__What you should do__. The data below should be restated word for word, with every picture omitted.
== == ==
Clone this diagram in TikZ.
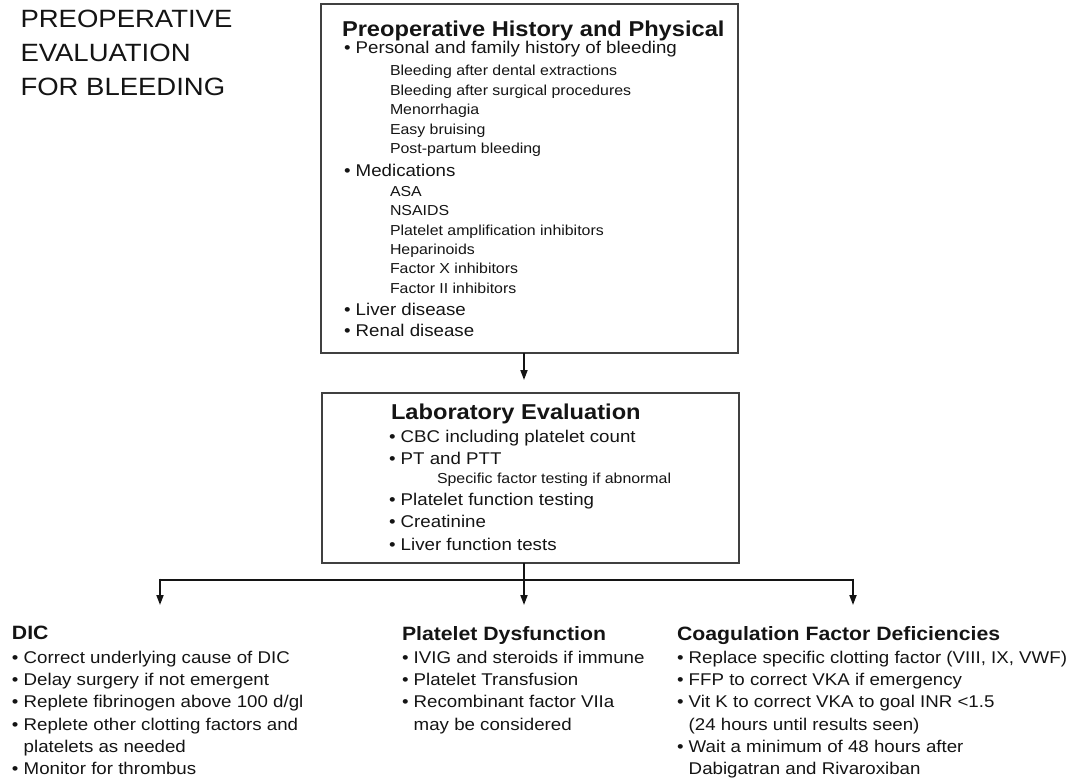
\documentclass[tikz,border=0pt]{standalone}
\usepackage{fontspec}
\setmainfont[FakeStretch=1.1]{Liberation Sans}
\usetikzlibrary{arrows.meta}
\definecolor{ink}{gray}{0.08}
\definecolor{frame}{gray}{0.25}

\begin{document}
\begin{tikzpicture}[x=1pt,y=-1pt,
  every node/.style={inner sep=0pt, outer sep=0pt, text=ink},
  lbl/.style={anchor=base west},
  title/.style={lbl, font=\fontsize{25}{30}\selectfont},
  head/.style={lbl, font=\fontsize{21.5}{25}\selectfont\bfseries},
  subhead/.style={lbl, font=\fontsize{19.3}{23}\selectfont\bfseries},
  item/.style={lbl, font=\fontsize{17}{20}\selectfont},
  subitem/.style={lbl, font=\fontsize{14.45}{17}\selectfont},
  panel/.style={draw=frame, line width=1.5pt, anchor=north west},
  wire/.style={draw=ink, line width=1.8pt},
  arr/.style={wire, -{Triangle[length=10pt,width=7pt]}},
]
\useasboundingbox (0,0) rectangle (1071,779);

% ---- title ----
\node[title] (ttl1) at (20.5,27.5) {PREOPERATIVE};
\node[title] (ttl2) at (20.5,61.5) {EVALUATION};
\node[title] (ttl3) at (20.5,95.5) {FOR BLEEDING};

% ---- history and physical ----
\node[panel, minimum width=417pt, minimum height=349pt] (hp) at (321,4) {};
\node[head] (hp-h) at (342,36) {Preoperative History and Physical};
\node[item] (hp-b1) at (344,53.2) {• Personal and family history of bleeding};
\foreach \yy/\tx [count=\i] in {75.5/{Bleeding after dental extractions},
    95/{Bleeding after surgical procedures}, 114.5/{Menorrhagia},
    134/{Easy bruising}, 153.5/{Post-partum bleeding}}
  \node[subitem] (hp-s\i) at (390,\yy) {\tx};
\node[item] (hp-b2) at (344,176.5) {• Medications};
\foreach \yy/\tx [count=\i] in {196.5/{ASA}, 215.8/{NSAIDS},
    235.1/{Platelet amplification inhibitors}, 254.4/{Heparinoids},
    273.7/{Factor X inhibitors}, 293/{Factor II inhibitors}}
  \node[subitem] (hp-m\i) at (390,\yy) {\tx};
\node[item] (hp-b3) at (344,315.5) {• Liver disease};
\node[item] (hp-b4) at (344,336.5) {• Renal disease};

% ---- laboratory evaluation ----
\node[panel, minimum width=417pt, minimum height=170pt] (lab) at (322,393) {};
\node[head] (lab-h) at (391,419) {Laboratory Evaluation};
\node[item] (lab-b1) at (389,442) {• CBC including platelet count};
\node[item] (lab-b2) at (389,464.5) {• PT and PTT};
\node[subitem] (lab-s1) at (437,483.5) {Specific factor testing if abnormal};
\node[item] (lab-b3) at (389,505) {• Platelet function testing};
\node[item] (lab-b4) at (389,527.5) {• Creatinine};
\node[item] (lab-b5) at (389,550) {• Liver function tests};

% ---- DIC ----
\node[subhead] (dic) at (12,639.5) {DIC};
\node[item] (dic-1) at (12,663.5) {• Correct underlying cause of DIC};
\node[item] (dic-2) at (12,685.7) {• Delay surgery if not emergent};
\node[item] (dic-3) at (12,707.9) {• Replete fibrinogen above 100 d/gl};
\node[item] (dic-4) at (12,730.1) {• Replete other clotting factors and};
\node[item] (dic-5) at (12,752.3) {\phantom{• }platelets as needed};
\node[item] (dic-6) at (12,774.5) {• Monitor for thrombus};

% ---- platelet dysfunction ----
\node[subhead] (plt) at (402,640.5) {Platelet Dysfunction};
\node[item] (plt-1) at (402,663.5) {• IVIG and steroids if immune};
\node[item] (plt-2) at (402,685.7) {• Platelet Transfusion};
\node[item] (plt-3) at (402,707.9) {• Recombinant factor VIIa};
\node[item] (plt-4) at (402,730.1) {\phantom{• }may be considered};

% ---- coagulation factor deficiencies ----
\node[subhead] (cfd) at (677,640) {Coagulation Factor Deficiencies};
\node[item] (cfd-1) at (677,663.5) {• Replace specific clotting factor (VIII, IX, VWF)};
\node[item] (cfd-2) at (677,685.7) {• FFP to correct VKA if emergency};
\node[item] (cfd-3) at (677,707.9) {• Vit K to correct VKA to goal INR <1.5};
\node[item] (cfd-4) at (677,730.1) {\phantom{• }(24 hours until results seen)};
\node[item] (cfd-5) at (677,752.3) {• Wait a minimum of 48 hours after};
\node[item] (cfd-6) at (677,774.5) {\phantom{• }Dabigatran and Rivaroxiban};

% ---- connectors ----
\coordinate (axis) at (524,0);
\coordinate (bus)  at (0,580);
\coordinate (tipA) at (160,605);
\coordinate (tipB) at (524,605);
\coordinate (tipC) at (853,605);

\draw[arr] (hp.south -| axis) -- ([yshift=13pt]lab.north -| axis);
\draw[wire, line width=2.8pt] (tipA |- bus) -- (tipC |- bus);
\draw[arr] (lab.south -| axis) -- (tipB);
\draw[arr] ([yshift=1.4pt]tipA |- bus) -- (tipA);
\draw[arr] ([yshift=1.4pt]tipC |- bus) -- (tipC);
\end{tikzpicture}
\end{document}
== == ==
__Answer for the task__.
Clone this diagram in TikZ.
\documentclass[tikz,border=0pt]{standalone}
\usepackage{fontspec}
\setmainfont[FakeStretch=1.1]{Liberation Sans}
\usetikzlibrary{arrows.meta}
\definecolor{ink}{gray}{0.08}
\definecolor{frame}{gray}{0.25}

\begin{document}
\begin{tikzpicture}[x=1pt,y=-1pt,
  every node/.style={inner sep=0pt, outer sep=0pt, text=ink},
  lbl/.style={anchor=base west},
  title/.style={lbl, font=\fontsize{25}{30}\selectfont},
  head/.style={lbl, font=\fontsize{21.5}{25}\selectfont\bfseries},
  subhead/.style={lbl, font=\fontsize{19.3}{23}\selectfont\bfseries},
  item/.style={lbl, font=\fontsize{17}{20}\selectfont},
  subitem/.style={lbl, font=\fontsize{14.45}{17}\selectfont},
  panel/.style={draw=frame, line width=1.5pt, anchor=north west},
  wire/.style={draw=ink, line width=1.8pt},
  arr/.style={wire, -{Triangle[length=10pt,width=7pt]}},
]
\useasboundingbox (0,0) rectangle (1071,779);

% ---- title ----
\node[title] (ttl1) at (20.5,27.5) {PREOPERATIVE};
\node[title] (ttl2) at (20.5,61.5) {EVALUATION};
\node[title] (ttl3) at (20.5,95.5) {FOR BLEEDING};

% ---- history and physical ----
\node[panel, minimum width=417pt, minimum height=349pt] (hp) at (321,4) {};
\node[head] (hp-h) at (342,36) {Preoperative History and Physical};
\node[item] (hp-b1) at (344,53.2) {• Personal and family history of bleeding};
\foreach \yy/\tx [count=\i] in {75.5/{Bleeding after dental extractions},
    95/{Bleeding after surgical procedures}, 114.5/{Menorrhagia},
    134/{Easy bruising}, 153.5/{Post-partum bleeding}}
  \node[subitem] (hp-s\i) at (390,\yy) {\tx};
\node[item] (hp-b2) at (344,176.5) {• Medications};
\foreach \yy/\tx [count=\i] in {196.5/{ASA}, 215.8/{NSAIDS},
    235.1/{Platelet amplification inhibitors}, 254.4/{Heparinoids},
    273.7/{Factor X inhibitors}, 293/{Factor II inhibitors}}
  \node[subitem] (hp-m\i) at (390,\yy) {\tx};
\node[item] (hp-b3) at (344,315.5) {• Liver disease};
\node[item] (hp-b4) at (344,336.5) {• Renal disease};

% ---- laboratory evaluation ----
\node[panel, minimum width=417pt, minimum height=170pt] (lab) at (322,393) {};
\node[head] (lab-h) at (391,419) {Laboratory Evaluation};
\node[item] (lab-b1) at (389,442) {• CBC including platelet count};
\node[item] (lab-b2) at (389,464.5) {• PT and PTT};
\node[subitem] (lab-s1) at (437,483.5) {Specific factor testing if abnormal};
\node[item] (lab-b3) at (389,505) {• Platelet function testing};
\node[item] (lab-b4) at (389,527.5) {• Creatinine};
\node[item] (lab-b5) at (389,550) {• Liver function tests};

% ---- DIC ----
\node[subhead] (dic) at (12,639.5) {DIC};
\node[item] (dic-1) at (12,663.5) {• Correct underlying cause of DIC};
\node[item] (dic-2) at (12,685.7) {• Delay surgery if not emergent};
\node[item] (dic-3) at (12,707.9) {• Replete fibrinogen above 100 d/gl};
\node[item] (dic-4) at (12,730.1) {• Replete other clotting factors and};
\node[item] (dic-5) at (12,752.3) {\phantom{• }platelets as needed};
\node[item] (dic-6) at (12,774.5) {• Monitor for thrombus};

% ---- platelet dysfunction ----
\node[subhead] (plt) at (402,640.5) {Platelet Dysfunction};
\node[item] (plt-1) at (402,663.5) {• IVIG and steroids if immune};
\node[item] (plt-2) at (402,685.7) {• Platelet Transfusion};
\node[item] (plt-3) at (402,707.9) {• Recombinant factor VIIa};
\node[item] (plt-4) at (402,730.1) {\phantom{• }may be considered};

% ---- coagulation factor deficiencies ----
\node[subhead] (cfd) at (677,640) {Coagulation Factor Deficiencies};
\node[item] (cfd-1) at (677,663.5) {• Replace specific clotting factor (VIII, IX, VWF)};
\node[item] (cfd-2) at (677,685.7) {• FFP to correct VKA if emergency};
\node[item] (cfd-3) at (677,707.9) {• Vit K to correct VKA to goal INR <1.5};
\node[item] (cfd-4) at (677,730.1) {\phantom{• }(24 hours until results seen)};
\node[item] (cfd-5) at (677,752.3) {• Wait a minimum of 48 hours after};
\node[item] (cfd-6) at (677,774.5) {\phantom{• }Dabigatran and Rivaroxiban};

% ---- connectors ----
\coordinate (axis) at (524,0);
\coordinate (bus)  at (0,580);
\coordinate (tipA) at (160,605);
\coordinate (tipB) at (524,605);
\coordinate (tipC) at (853,605);

\draw[arr] (hp.south -| axis) -- ([yshift=13pt]lab.north -| axis);
\draw[wire, line width=2.8pt] (tipA |- bus) -- (tipC |- bus);
\draw[arr] (lab.south -| axis) -- (tipB);
\draw[arr] ([yshift=1.4pt]tipA |- bus) -- (tipA);
\draw[arr] ([yshift=1.4pt]tipC |- bus) -- (tipC);
\end{tikzpicture}
\end{document}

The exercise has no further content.